Opinion 19-28

March 14, 2019


Digest:         Where an agency attorney initially accepted a court attorney position with the judge, but then declined the position without commencing employment, the judge may continue to preside in cases where the attorney appears, if the judge decides he/she can be fair and impartial. He/she need not disclose the unconsummated employment opportunity.


Rules:          Judiciary Law § 14; 22 NYCRR 100.2; 100.2(A); 100.3(E)(1); 100.3(E)(1)(a)-(f); Opinions 15-46; 07-04.

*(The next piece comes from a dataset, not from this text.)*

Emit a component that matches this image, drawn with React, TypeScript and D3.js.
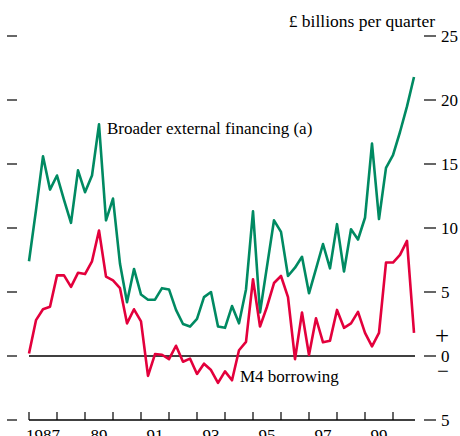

         The inquiring judge sought to hire a new court attorney. Among other applicants, he/she interviewed an “agency attorney” who regularly appears before the judge. The judge extended an employment offer, and the agency attorney accepted it. However, due to personal reasons, the agency lawyer never resigned from the agency nor began employment with the judge. Instead, after taking a leave of absence from the agency, he/she told the judge he/she could not accept the offer. The judge now asks if he/she may preside in matters involving this attorney, and if he/she must “disclose the... employment opportunity on the record.”

         A judge must always avoid even an appearance of impropriety (see 22 NYCRR 100.2) and must always act to promote public confidence in the judiciary’s integrity and impartiality (see 22 NYCRR 100.2[A]). Thus, a judge must disqualify him/herself in any case where the judge’s impartiality “might reasonably be questioned” (see 22 NYCRR 100.3[E][1]), including in specific circumstances mandated by rule or statute (see generally 22 NYCRR 100.3[E][1][a]-[f]; Judiciary Law § 14).

         We have not previously considered a judge’s obligations where an attorney initially accepted the judge’s employment offer, but never went forward with the proposed employment. However, we find some guidance in Opinion 15-46, where a judge’s contract to purchase real property from a police officer terminated by its terms without a purchase. The judge asked about his/her obligations when the police officer appeared on search warrant applications. We concluded that, absent any other disqualifying factor, the judge may hear search warrant applications involving the prospective seller of the unconsummated realty purchase, provided the judge concludes he/she can be fair and impartial (see Opinion 15-46).

         Here, a similar conclusion is warranted. Although the agency attorney initially accepted the position, he/she later declined the offer for personal reasons, before commencing employment. The judge and his/her prospective employee thus never developed the relationship of “particular trust and confidence” typical of a judge and his/her law clerk (see e.g. Opinion 07-04). We believe the inquiring judge’s impartiality cannot “reasonably be questioned” based solely on the contemplated employment opportunity (22 NYCRR 100.3[E][1] [emphasis added]).

         Accordingly, absent any other disqualifying factor, this judge may preside over matters involving the agency attorney and need not disclose the unconsummated employment opportunity, provided the judge determines he/she can be fair and impartial.